By now, you’ve probably noticed the big green machines zipping around town. Our electric-powered tram network spans 18km throughout Notts, and is a great way of getting around the city without emitting any harmful gases. There are stops right outside both universities, meaning you can easily hop on – with your validated ticket – and get yourself to the city centre or the train station.

Eco Cars and Buses

Nottingham was the first city in the country to build a brand-new green lane just for buses, taxis and bikes on an existing road, and we’re also home to a fleet of double deckers which are powered using renewable biogas. These buses are expected to emit 3,500 tonnes less CO₂ into the air, and will help Notts have the lowest spread of emissions in the country.

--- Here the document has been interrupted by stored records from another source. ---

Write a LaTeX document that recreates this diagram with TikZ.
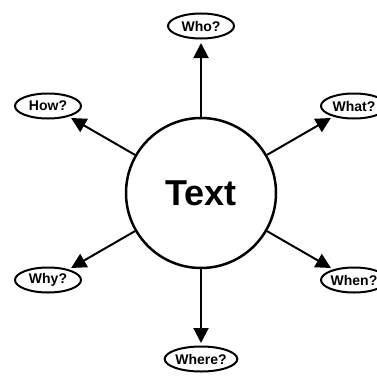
\documentclass[tikz,border=0pt]{standalone}
\usepackage{fontspec}
\setmainfont{Liberation Sans}
\usetikzlibrary{shapes.geometric,arrows.meta}
\tikzset{
  q/.style={ellipse, draw, line width=2pt, minimum width=66pt, minimum height=25pt, inner sep=0pt,
            font=\fontsize{14}{16}\selectfont\bfseries},
  hub/.style={circle, draw, line width=2.5pt, minimum size=150pt, inner sep=0pt,
            font=\fontsize{36}{40}\selectfont\bfseries},
  spoke/.style={line width=2pt, -{Triangle[length=15pt,width=15pt]}}
}
\begin{document}
\begin{tikzpicture}[x=1pt,y=1pt]
\clip (0,0) rectangle (377,376);
\fill[white] (0,0) rectangle (377,376);
\node[hub] (c) at (201,183) {Text};
\node[q] (who) at (201,350) {Who?};
\node[q] (how) at (48,270) {How?};
\node[q] (what) at (354,270) {What?};
\node[q] (why) at (48,96) {Why?};
\node[q] (when) at (354,96) {When?};
\node[q] (where) at (201,17) {Where?};
\foreach \n/\a in {who/90, how/150, what/30, why/210, when/330, where/270}{
  \coordinate (t\n) at ([shift={(\a:150)}]c.center);
  \draw[spoke] (c.\a) -- (t\n);
}
\end{tikzpicture}
\end{document}
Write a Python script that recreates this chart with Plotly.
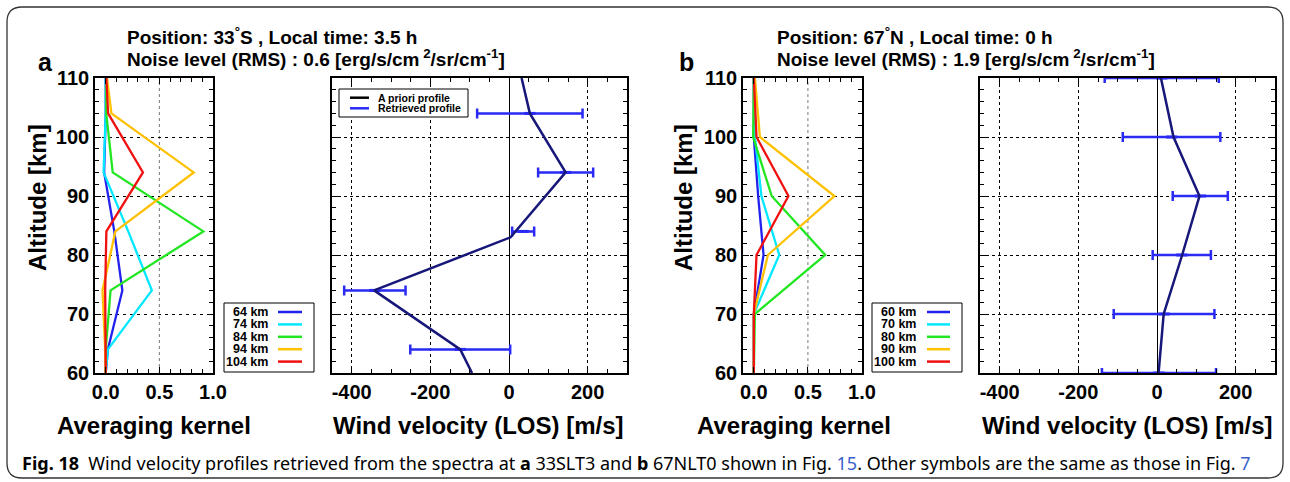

To become a Go Ultra Low City, the city has also introduced charging points along its streets for electric vehicles and buses.

Parks

Would you believe that 20% of Nottingham is parkland, and around 70 of those parks are Green Flag award winners? As well as being the perfect place for you to take a walk or a stress-relieving jog after a particularly difficult day, there are lots of free events held in the parks throughout the year. Both our universities have also received Green Flag awards for their efforts in keeping their campuses environmentally friendly. By maintaining a healthy habitat for any wildlife that has settled on campus and producing as little waste as possible, the unis have cemented their green status. 

Awareness

While the city has already made leaps towards a more sustainable future, we’re far from done. At the heart of the Nottingham 2028 plan is a desire to not only play a part in reducing the threat of climate change, but also that residents can be protected from the impact and made more resilient. Changes that will be implemented – such as trees, wild plants and green spaces added to the city centre, the use of deep mine water to heat homes and the installation of water fountains to reduce single-use plastics – will also help reduce bills and, hopefully, improve the mental wellbeing of our citizens.